No. The car keeps going as usual with an indication that it cannot read the key fob any longer. When you stop and turn off the engine, the car will not restart with out the fob within range.

Then my friend who this has happened to a few times calls his wife who picks him up from the office or delivers the key, depending on where she is.

Also keep in mind that the driver in said accident (Saylor) had borrowed the car and was unfamiliar with the features in question (keyless ignition, lever manual shift, etc.) Had he owned the car maybe he would have been aware of how to shut off the power or shift into neutral, but who knows for sure?

Also I heard the accident report showed that the brakes were completely worn down, as if they had been depressed until failure.

This isn’t universal. Mine is something like 2-3 feet.
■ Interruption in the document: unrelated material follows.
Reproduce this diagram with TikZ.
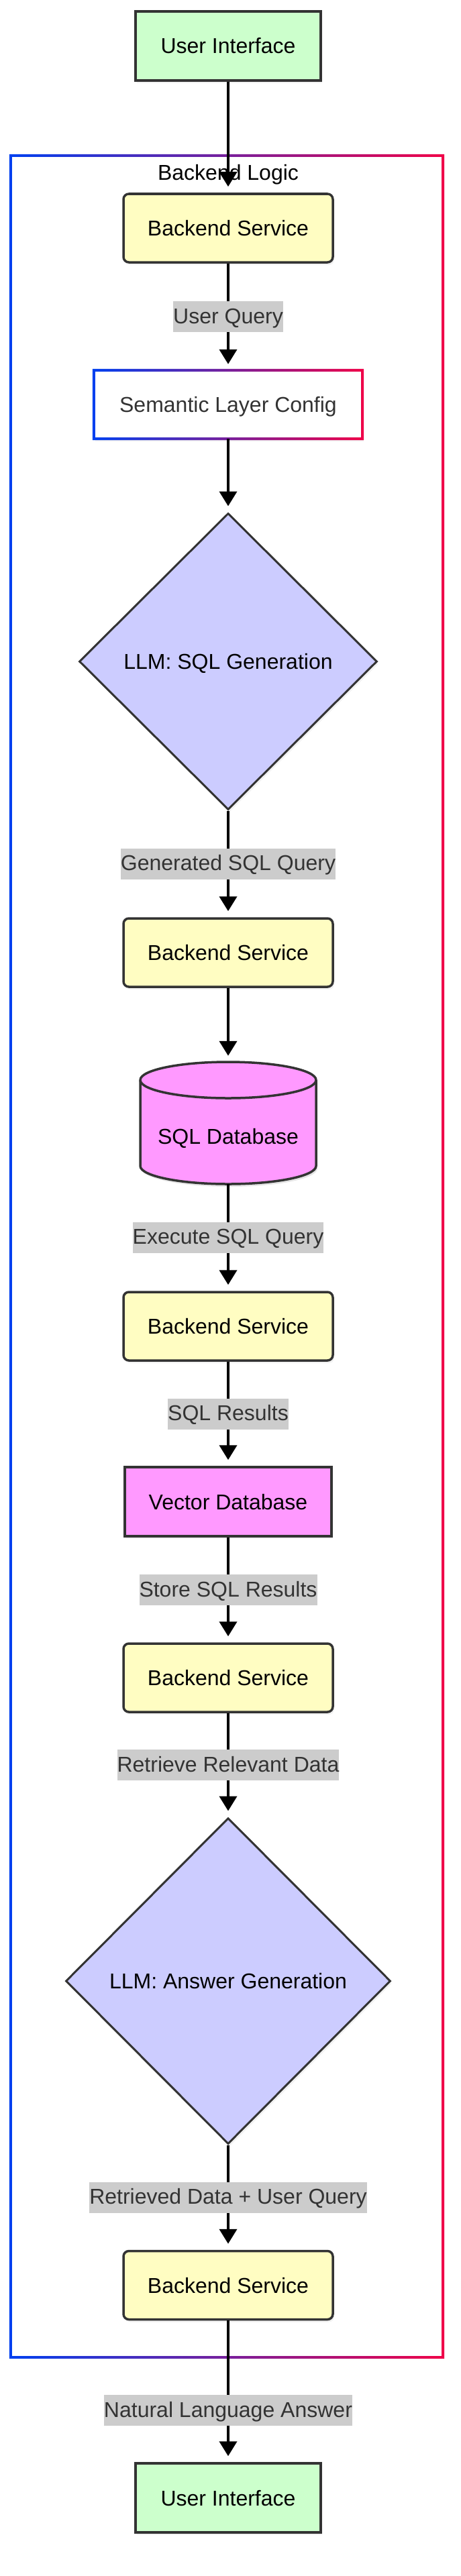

Turning to the first detent is not a problem. With the transmition in drive and neutral the key should not return all the way to the locked position. The car would have to be in park to lock the stearing.

There’s no mention anywhere of an emergency brake. Don’t all cars still have a separate emergency brake system, either a center-console pull or a far-left ratcheting petal?

Not that it wouldn’t have failed, too, but my personal response to the same scenario would have been: shift to neutral - turn engine off - pull emergency brake. Though in panic mode I might have pulled the emergency brake as soon as I realized the regular brakes weren’t working and blown that option. But still, then shift to neutral and hope there’s rough ground to steer into.

I wonder if the problem with getting into neutral for these folks is that the brake pedal needs to be depressed in order to shift or something, and they don’t realize that just because the brakes aren’t working doesn’t mean depressing the pedal will still release the gear shift? Or maybe it’s an electronic release like the gas pedal, and it won’t respond because it sensed the car still in motion. That sucks, and would prove fatal.